Cypress Hills Massacre, Cypress Hills, Saskatchewan
Backgrounder
Tragic events echo throughout our history, profoundly affecting succeeding generations. Such is the case with the Cypress Hills Massacre. On June 1st 1873, a group of American-based wolf hunters attacked and ruthlessly killed members of an impoverished gathering of Nakoda who were camping in the Cypress Hills. The site of the Cypress Hills Massacre, where many Nakoda lost their lives, is the place to which their spirits are tied forever. It is sacred ground for their descendants in the Carry the Kettle First Nation. Here, the memory and the legacy of the massacre victims reach across time, and serve as reminders of how the 1873 tragedy influenced Canadian history.
The Cypress Hills Massacre was the culmination of a difficult period in Nakoda history. The disappearance of large game resulted in famine and the forced abandonment of the Nakoda’s traditional territories. The hardship of the winter and spring of 1873 led the Nakoda southwards to the Cypress Hills where there were more available resources. While camped there, not far from the posts of two whiskey traders, the Nakoda encountered a group of American wolf hunters who were bent on finding and punishing someone for the suspected theft of their horses. When the hunters encountered the innocent Nakoda, accusations led to conflict, events escalated catastrophically out of control, and the hunters brutally killed the Nakoda. The loss of Nakoda Elders, warriors, women, and children was horrifying, and the devastation to that community was profoundly felt. The massacre remains a pivotal event in Nakoda history.
The tragedy also had national consequences. One of the significant outcomes of the massacre was the federal government’s determination to hasten the dispatch of the North-West Mounted Police to impose Canadian law and order in the western territories.
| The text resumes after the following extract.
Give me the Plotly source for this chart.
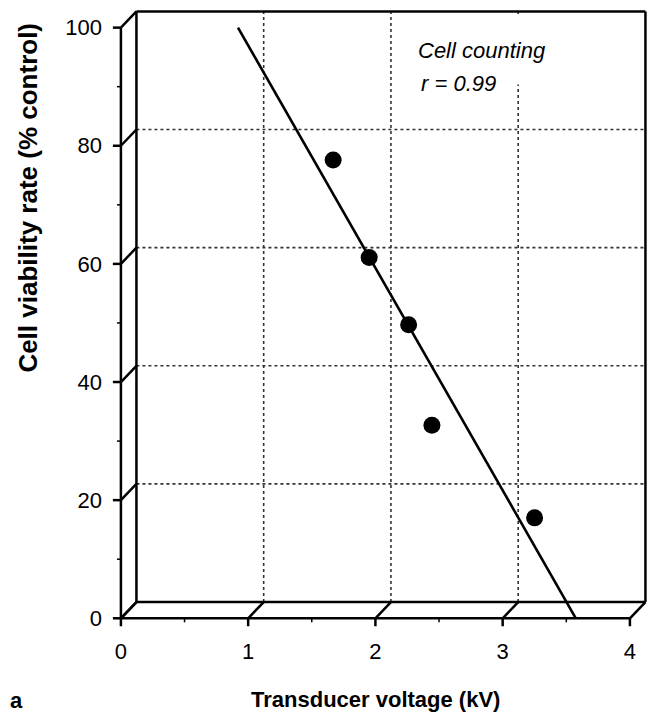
import plotly.graph_objects as go

# --- data -------------------------------------------------------------
voltage_kv = [1.668, 1.951, 2.261, 2.444, 3.251]          # transducer voltage (kV)
viability_pct = [77.6, 61.1, 49.7, 32.7, 17.0]            # cell viability (% control)

fit_x = [0.92, 3.575]                                      # regression line ends
fit_y = [100.0, 0.0]

x_ticks = [0, 1, 2, 3, 4]
x_minor = [0.5, 1.5, 2.5, 3.5]
y_ticks = [0, 20, 40, 60, 80, 100]
y_minor = [10, 30, 50, 70, 90]

# --- pseudo-3D frame settings -----------------------------------------
DX, DY = 0.122, 2.75          # depth offset of the back wall (data units)
X_MAX, Y_MAX = 4, 100
FONT = "Liberation Sans, Arial, Helvetica, sans-serif"

solid = dict(color="black", width=2.5)
grid = dict(color="#333333", width=1.6, dash="dot")

shapes = []

def seg(x0, y0, x1, y1, line, layer="below"):
    shapes.append(dict(type="line", xref="x", yref="y", x0=x0, y0=y0,
                       x1=x1, y1=y1, line=line, layer=layer))

# back-wall grid
for xv in x_ticks[1:-1]:
    seg(xv + DX, DY, xv + DX, Y_MAX + DY, grid)
for yv in y_ticks[1:-1]:
    seg(DX, yv + DY, X_MAX + DX, yv + DY, grid)

# back-wall frame
seg(DX, DY, DX, Y_MAX + DY, solid)
seg(DX, Y_MAX + DY, X_MAX + DX, Y_MAX + DY, solid)
seg(X_MAX + DX, DY, X_MAX + DX, Y_MAX + DY, solid)
seg(DX, DY, X_MAX + DX, DY, solid)

# front axes and depth connectors
seg(0, 0, 0, Y_MAX, solid)
seg(0, 0, X_MAX, 0, solid)
for yv in y_ticks:
    seg(0, yv, DX, yv + DY, solid)
for xv in x_ticks:
    seg(xv, 0, xv + DX, DY, solid)

# tick marks
tick_x_major, tick_x_minor = 0.063, 0.031
tick_y_major, tick_y_minor = 1.35, 0.68
for yv in y_ticks:
    seg(-tick_x_major, yv, 0, yv, solid)
for yv in y_minor:
    seg(-tick_x_minor, yv, 0, yv, dict(color="black", width=1.5))
for xv in x_ticks:
    seg(xv, -tick_y_major, xv, 0, solid)
for xv in x_minor:
    seg(xv, -tick_y_minor, xv, 0, dict(color="black", width=1.5))

fig = go.Figure()

fig.add_trace(go.Scatter(
    x=fit_x, y=fit_y, mode="lines",
    line=dict(color="black", width=2.6), showlegend=False, hoverinfo="skip"))

fig.add_trace(go.Scatter(
    x=voltage_kv, y=viability_pct, mode="markers",
    marker=dict(color="black", size=17, line=dict(width=0)),
    showlegend=False))

annotations = [
    # text box in the upper right of the wall
    dict(x=2.31, y=102.1, xref="x", yref="y", xanchor="left", yanchor="top",
         text="<i>Cell counting</i>", showarrow=False, align="left",
         valign="middle", width=135, height=64, bgcolor="white", borderpad=2,
         font=dict(family=FONT, size=22, color="black")),
    dict(x=2.342, y=90.6, xref="x", yref="y", xanchor="left", yanchor="middle",
         text="<i>r = 0.99</i>", showarrow=False,
         font=dict(family=FONT, size=22, color="black")),
    # axis titles
    dict(x=0.4898, y=-0.0997, xref="paper", yref="paper",
         xanchor="center", yanchor="middle", showarrow=False,
         text="<b>Transducer voltage (kV)</b>",
         font=dict(family=FONT, size=22, color="black")),
    dict(x=-0.156, y=0.694, xref="paper", yref="paper",
         xanchor="center", yanchor="middle", showarrow=False, textangle=-90,
         text="<b>Cell viability rate (% control)</b>",
         font=dict(family=FONT, size=26, color="black")),
    # panel letter
    dict(x=-0.1937, y=-0.102, xref="paper", yref="paper",
         xanchor="left", yanchor="middle", showarrow=False,
         text="<b>a</b>", font=dict(family=FONT, size=22, color="black")),
]

fig.update_layout(
    width=650, height=715,
    margin=dict(l=112, r=1, t=4, b=79),
    paper_bgcolor="white", plot_bgcolor="white",
    shapes=shapes, annotations=annotations,
    font=dict(family=FONT, size=22, color="black"),
    xaxis=dict(range=[-0.07, 4.15], tickmode="array", tickvals=x_ticks,
               ticktext=[str(v) for v in x_ticks], ticks="", showgrid=False,
               zeroline=False, showline=False, fixedrange=True,
               tickfont=dict(family=FONT, size=22, color="black")),
    yaxis=dict(range=[-3, 104], tickmode="array", tickvals=y_ticks,
               ticktext=[str(v) for v in y_ticks], ticks="", showgrid=False,
               zeroline=False, showline=False, fixedrange=True,
               ticklabelstandoff=9,
               tickfont=dict(family=FONT, size=22, color="black")),
)

fig.write_html("out.html")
The result was that the Cypress Hills Massacre was one of the first major tests of Ottawa’s law enforcement policies in western Canada. The federal government did not succeed in bringing the perpetrators of the massacre to justice. However, the presence of the police force and its efforts to be consistent and impartial in enforcing the new laws effectively helped to establish more peaceful relations between the Indigenous Peoples and the government in the region.
This site is a place of national significance, the commemoration of which helps to ensure that the tragic massacre of Nakoda Elders, warriors, and children will be remembered. For the Nakoda, the memory of the Cypress Hills Massacre and of their fallen ancestors reinforces their connection with these lands they hold to be sacred.